Begin

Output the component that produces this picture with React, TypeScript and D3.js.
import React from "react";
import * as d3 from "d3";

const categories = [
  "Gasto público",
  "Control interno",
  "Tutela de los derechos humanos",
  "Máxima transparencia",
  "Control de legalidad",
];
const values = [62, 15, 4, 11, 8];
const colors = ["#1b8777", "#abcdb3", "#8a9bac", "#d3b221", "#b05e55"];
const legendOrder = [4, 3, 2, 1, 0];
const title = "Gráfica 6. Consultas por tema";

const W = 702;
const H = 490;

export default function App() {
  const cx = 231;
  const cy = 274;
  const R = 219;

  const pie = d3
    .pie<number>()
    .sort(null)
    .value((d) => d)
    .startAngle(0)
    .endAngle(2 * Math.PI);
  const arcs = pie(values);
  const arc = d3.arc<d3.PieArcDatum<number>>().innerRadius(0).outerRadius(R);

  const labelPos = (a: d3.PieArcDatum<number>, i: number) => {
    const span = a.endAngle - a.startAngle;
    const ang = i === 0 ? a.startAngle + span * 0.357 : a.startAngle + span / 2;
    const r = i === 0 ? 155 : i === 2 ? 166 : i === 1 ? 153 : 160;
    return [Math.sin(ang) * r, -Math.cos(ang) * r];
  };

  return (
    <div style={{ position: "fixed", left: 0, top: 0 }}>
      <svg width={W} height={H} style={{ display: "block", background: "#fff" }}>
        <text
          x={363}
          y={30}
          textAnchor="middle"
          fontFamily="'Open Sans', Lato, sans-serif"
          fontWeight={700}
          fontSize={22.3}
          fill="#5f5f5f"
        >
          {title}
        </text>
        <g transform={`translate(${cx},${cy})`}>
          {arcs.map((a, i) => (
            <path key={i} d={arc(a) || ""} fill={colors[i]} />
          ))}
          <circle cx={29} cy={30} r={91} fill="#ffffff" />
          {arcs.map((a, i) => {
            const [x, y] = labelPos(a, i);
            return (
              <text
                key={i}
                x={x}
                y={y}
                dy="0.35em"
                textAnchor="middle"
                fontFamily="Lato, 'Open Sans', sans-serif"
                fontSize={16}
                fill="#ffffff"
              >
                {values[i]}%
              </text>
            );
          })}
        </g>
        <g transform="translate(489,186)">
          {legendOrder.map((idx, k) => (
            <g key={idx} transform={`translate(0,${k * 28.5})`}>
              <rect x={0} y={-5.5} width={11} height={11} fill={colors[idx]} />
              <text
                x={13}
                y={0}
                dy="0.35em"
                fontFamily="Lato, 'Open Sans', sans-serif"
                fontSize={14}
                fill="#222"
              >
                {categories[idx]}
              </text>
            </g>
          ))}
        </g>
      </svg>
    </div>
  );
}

End

§ EXERCISE GOAL: Return exactly the lines from the beginning of the data above through the one containing "import * as", please. Include both end lines and add nothing else.

§ REPLY TO THE EXERCISE:
Output the component that produces this picture with React, TypeScript and D3.js.
import React from "react";
import * as d3 from "d3";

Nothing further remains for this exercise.